Open franciscolourenco opened 9 years ago
Not many yet. Nothing popular for sure.
I think current limitation to popularity is general runtime overhead compared to static css and html, especially on mobile. Regular web design rarely features things that actually need constraints (complex alignments, conflicting rules, indirection). And it takes some time to undestand how to write GSS without doing same mistakes as in CSS land (e.g. over-using media queries, lack of composition).
As of lately, GSS can produce static CSS pages removing all runtime overhead, as long as content is static. Internally we use GSS as a preprocessor (with a swarm of remote browsers that do the job). But you need to have a real reason to do it that way. In our case it's mass-produced customized design.
I mean, I love gss, but I wouldn't use it for my blog.
@aristidesfl thegrid.io is built using GSS and is pretty popular if you consider our traffic and signups :wink:
Some of our other sites, gridstylesheets.org and flowhub.io, are also built using GSS.

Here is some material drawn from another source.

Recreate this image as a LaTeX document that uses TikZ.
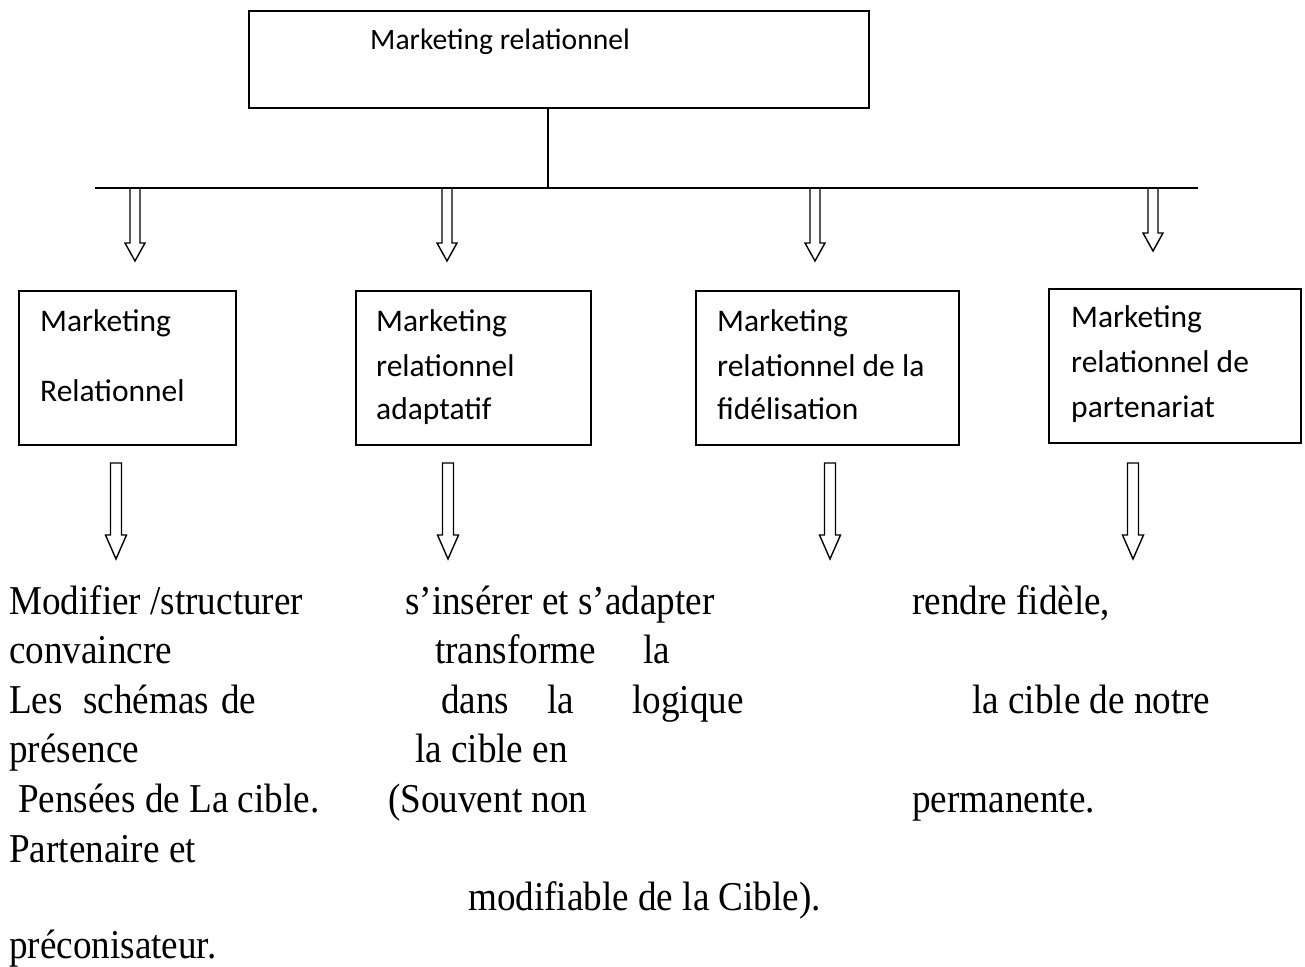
\documentclass[tikz,border=0pt]{standalone}
\usepackage{fontspec}
\setmainfont{Liberation Serif}
\newfontfamily\bodyfont[FakeStretch=0.906]{Liberation Serif}
\newfontfamily\boxfont{Carlito}

% hollow block arrow: x centre, shaft top, head start, tip
\newcommand\openarrow[4]{%
  \draw[arrowline] (#1-5,#2) -- (#1-5,#3) -- (#1-10,#3) -- (#1,#4)
    -- (#1+10,#3) -- (#1+5,#3) -- (#1+5,#2);}
\newcommand\closedarrow[4]{%
  \draw[arrowline] (#1-5.5,#2) -- (#1-5.5,#3) -- (#1-10.5,#3) -- (#1,#4)
    -- (#1+10.5,#3) -- (#1+5.5,#3) -- (#1+5.5,#2) -- cycle;}

\begin{document}
\begin{tikzpicture}[x=1pt,y=-1pt,
  frame/.style={draw, line width=1.6pt, anchor=north west, inner sep=0pt},
  boxtext/.style={anchor=base west, inner sep=0pt, font=\boxfont\fontsize{31.5}{38}\selectfont},
  toptext/.style={anchor=base west, inner sep=0pt, font=\boxfont\fontsize{29.6}{35}\selectfont},
  body/.style={anchor=base west, inner sep=0pt, font=\bodyfont\fontsize{41}{49}\selectfont},
  arrowline/.style={line width=1.4pt, line join=miter},
  wire/.style={line width=1.4pt}]
\fill[white] (0,0) rectangle (1305,966);
\useasboundingbox (0,0) rectangle (1305,966);

% root
\node[frame, minimum width=620pt, minimum height=97pt] (root) at (248,10) {};
\node[toptext] (roottxt) at (370,49) {Marketing relationnel};

% distribution bar
\coordinate (stem) at (548,188);
\coordinate (barL) at (95,188);
\coordinate (barR) at (1198,188);
\draw[wire] (root.south -| stem) -- (stem);
\draw[wire] (barL) -- (barR);

% arrows from the bar
\openarrow{135}{188}{243}{261}
\openarrow{447}{188}{243}{261}
\openarrow{815}{188}{243}{261}
\openarrow{1153}{188}{233}{251}

% four branches
\node[frame, minimum width=217pt, minimum height=154pt] (b1) at (18,290) {};
\node[frame, minimum width=235pt, minimum height=154pt] (b2) at (355,290) {};
\node[frame, minimum width=263pt, minimum height=154pt] (b3) at (695,290) {};
\node[frame, minimum width=252pt, minimum height=154pt] (b4) at (1048,288) {};

\node[boxtext] (b1a) at (40,331) {Marketing};
\node[boxtext] (b1b) at (40,401) {Relationnel};

\node[boxtext] (b2a) at (376,331) {Marketing};
\node[boxtext] (b2b) at (376,376) {relationnel};
\node[boxtext] (b2c) at (376,419) {adaptatif};

\node[boxtext] (b3a) at (717,331) {Marketing};
\node[boxtext] (b3b) at (717,376) {relationnel de la};
\node[boxtext] (b3c) at (717,419) {fidélisation};

\node[boxtext] (b4a) at (1071,327) {Marketing};
\node[boxtext] (b4b) at (1071,372) {relationnel de};
\node[boxtext] (b4c) at (1071,417) {partenariat};

% arrows below the boxes
\closedarrow{116}{463}{535}{559}
\closedarrow{448}{463}{535}{559}
\closedarrow{830}{463}{535}{559}
\closedarrow{1133}{463}{535}{559}

% descriptions
\node[body] (t1) at (9,614) {Modifier /structurer};
\node[body] (t2) at (9,663) {convaincre};
\node[body] (t3a) at (9,713) {Les};
\node[body] (t3b) at (83,713) {schémas};
\node[body] (t3c) at (221,713) {de};
\node[body] (t4) at (9,762) {présence};
\node[body] (t5) at (18,812) {Pensées de La cible.};
\node[body] (t6) at (9,862) {Partenaire et};
\node[body] (t8) at (9,958) {préconisateur.};

\node[body] (u1) at (405,614) {s’insérer et s’adapter};
\node[body] (u2a) at (435,663) {transforme};
\node[body] (u2b) at (643,663) {la};
\node[body] (u3a) at (441,713) {dans};
\node[body] (u3b) at (547,713) {la};
\node[body] (u3c) at (632,713) {logique};
\node[body] (u4) at (415,762) {la cible en};
\node[body] (u5) at (388,812) {(Souvent non};
\node[body] (u7) at (468,910) {modifiable de la Cible).};

\node[body] (v1) at (912,614) {rendre fidèle,};
\node[body] (v3) at (972,713) {la cible de notre};
\node[body] (v5) at (912,812) {permanente.};
\end{tikzpicture}
\end{document}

All sites built by The Grid's AI use GSS and are leveraging some newer features that weren't around or mature enough to be used in the other sites.

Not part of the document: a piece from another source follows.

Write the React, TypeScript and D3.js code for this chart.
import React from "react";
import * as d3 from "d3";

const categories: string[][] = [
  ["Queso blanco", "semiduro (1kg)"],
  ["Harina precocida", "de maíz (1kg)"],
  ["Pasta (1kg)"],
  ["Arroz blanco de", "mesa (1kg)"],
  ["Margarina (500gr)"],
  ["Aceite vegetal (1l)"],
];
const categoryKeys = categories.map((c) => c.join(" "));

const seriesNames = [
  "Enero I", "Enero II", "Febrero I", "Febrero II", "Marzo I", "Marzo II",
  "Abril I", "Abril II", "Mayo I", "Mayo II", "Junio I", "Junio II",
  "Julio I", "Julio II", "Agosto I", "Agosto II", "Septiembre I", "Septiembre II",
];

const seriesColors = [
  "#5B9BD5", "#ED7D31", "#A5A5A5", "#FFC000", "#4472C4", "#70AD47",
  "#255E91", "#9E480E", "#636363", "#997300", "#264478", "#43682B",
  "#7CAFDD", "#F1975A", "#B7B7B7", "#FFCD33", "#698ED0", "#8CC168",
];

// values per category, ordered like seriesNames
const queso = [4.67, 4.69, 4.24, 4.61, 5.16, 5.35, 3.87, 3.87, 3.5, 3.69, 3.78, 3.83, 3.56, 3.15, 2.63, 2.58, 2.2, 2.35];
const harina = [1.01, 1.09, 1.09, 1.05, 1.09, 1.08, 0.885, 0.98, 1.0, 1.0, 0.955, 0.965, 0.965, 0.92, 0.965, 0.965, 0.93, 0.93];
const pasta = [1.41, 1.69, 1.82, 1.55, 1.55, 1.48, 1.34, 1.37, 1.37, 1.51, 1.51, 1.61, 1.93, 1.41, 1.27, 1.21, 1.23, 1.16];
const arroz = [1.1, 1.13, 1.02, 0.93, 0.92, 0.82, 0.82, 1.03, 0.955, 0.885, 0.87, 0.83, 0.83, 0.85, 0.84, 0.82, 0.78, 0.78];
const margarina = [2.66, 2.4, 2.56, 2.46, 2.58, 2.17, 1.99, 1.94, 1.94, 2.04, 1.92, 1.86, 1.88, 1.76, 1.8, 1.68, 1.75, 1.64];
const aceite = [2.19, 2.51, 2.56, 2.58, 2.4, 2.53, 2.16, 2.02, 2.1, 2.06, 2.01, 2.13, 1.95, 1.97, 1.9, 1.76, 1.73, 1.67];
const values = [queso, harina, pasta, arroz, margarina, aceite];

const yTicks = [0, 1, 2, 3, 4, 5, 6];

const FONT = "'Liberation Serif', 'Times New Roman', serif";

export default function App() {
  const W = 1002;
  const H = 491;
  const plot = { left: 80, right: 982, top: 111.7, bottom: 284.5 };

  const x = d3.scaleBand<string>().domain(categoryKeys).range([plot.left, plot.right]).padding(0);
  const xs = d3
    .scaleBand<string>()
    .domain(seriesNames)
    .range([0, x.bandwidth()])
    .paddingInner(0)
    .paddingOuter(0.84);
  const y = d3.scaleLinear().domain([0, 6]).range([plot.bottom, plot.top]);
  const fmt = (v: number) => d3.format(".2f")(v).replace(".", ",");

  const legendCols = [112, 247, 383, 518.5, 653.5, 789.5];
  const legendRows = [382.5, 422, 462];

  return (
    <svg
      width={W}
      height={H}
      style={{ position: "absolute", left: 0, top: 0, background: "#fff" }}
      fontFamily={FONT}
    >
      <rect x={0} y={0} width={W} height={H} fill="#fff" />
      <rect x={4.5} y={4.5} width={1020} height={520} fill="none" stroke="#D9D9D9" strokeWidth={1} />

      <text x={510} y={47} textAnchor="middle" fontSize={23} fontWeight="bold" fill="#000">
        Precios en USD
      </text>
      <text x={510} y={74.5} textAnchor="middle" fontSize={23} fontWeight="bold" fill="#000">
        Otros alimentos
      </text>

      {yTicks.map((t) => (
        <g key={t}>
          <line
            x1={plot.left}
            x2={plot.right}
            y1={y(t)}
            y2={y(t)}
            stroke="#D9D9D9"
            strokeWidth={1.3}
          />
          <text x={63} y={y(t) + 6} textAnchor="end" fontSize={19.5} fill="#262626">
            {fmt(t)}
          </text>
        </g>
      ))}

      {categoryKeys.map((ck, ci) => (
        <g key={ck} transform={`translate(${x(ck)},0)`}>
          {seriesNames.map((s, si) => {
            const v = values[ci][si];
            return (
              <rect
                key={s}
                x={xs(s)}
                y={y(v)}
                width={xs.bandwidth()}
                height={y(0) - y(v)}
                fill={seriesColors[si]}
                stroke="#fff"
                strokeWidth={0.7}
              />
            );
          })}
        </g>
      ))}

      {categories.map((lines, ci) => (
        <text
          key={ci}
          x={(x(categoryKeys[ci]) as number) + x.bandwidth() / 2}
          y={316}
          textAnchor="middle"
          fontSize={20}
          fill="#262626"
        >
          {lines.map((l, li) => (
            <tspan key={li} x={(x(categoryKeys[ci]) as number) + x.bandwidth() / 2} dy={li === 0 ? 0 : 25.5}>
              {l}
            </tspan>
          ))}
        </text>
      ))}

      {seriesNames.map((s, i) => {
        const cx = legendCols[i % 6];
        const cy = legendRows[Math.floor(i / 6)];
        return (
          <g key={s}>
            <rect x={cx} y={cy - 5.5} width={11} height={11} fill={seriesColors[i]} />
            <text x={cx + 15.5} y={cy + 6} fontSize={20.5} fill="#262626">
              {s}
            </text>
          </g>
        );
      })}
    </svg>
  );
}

I can't imagine using CSS again for layout after using GSS and would use it for my blog or any other project regardless of size or scope.
gridstylesheets.org and other sites mentioned are blank when javascript is disabled. Are they not using pre-compiled stylesheets as backup?
Bingo... No JS no site. On May 13, 2015 11:10 AM, "Aristides Lourenco" notifications@github.com wrote:
gridstylesheets.org and other sites mentioned are blank when javascript is disabled. Are they not using pre-compiled stylesheets as backup?
— Reply to this email directly or view it on GitHub https://github.com/gss/engine/issues/184#issuecomment-101564668.
thegrid.io uses a technique which computes the values of the layout ahead of time (using a headless browser) which we then feed to the engine.
While this saves each visitor's browser from doing the same work and improves performance (especially on mobile), it still requires the GSS runtime.
Newer sites built by The Grid are being pre-computed and rendered fully using pure CSS using a similar technique.
We're including the runtime during development but not at all in production.
The final CSS produces a consistent experience across browsers and devices, maintaining breakpoints and animations.
We can thank @Inviz for that :clap:
@paulyoung What's the current method for pre-computing and exporting the pure CSS? Do you use gss2css?
Do you have examples of websites using GSS in production? Any popular ones?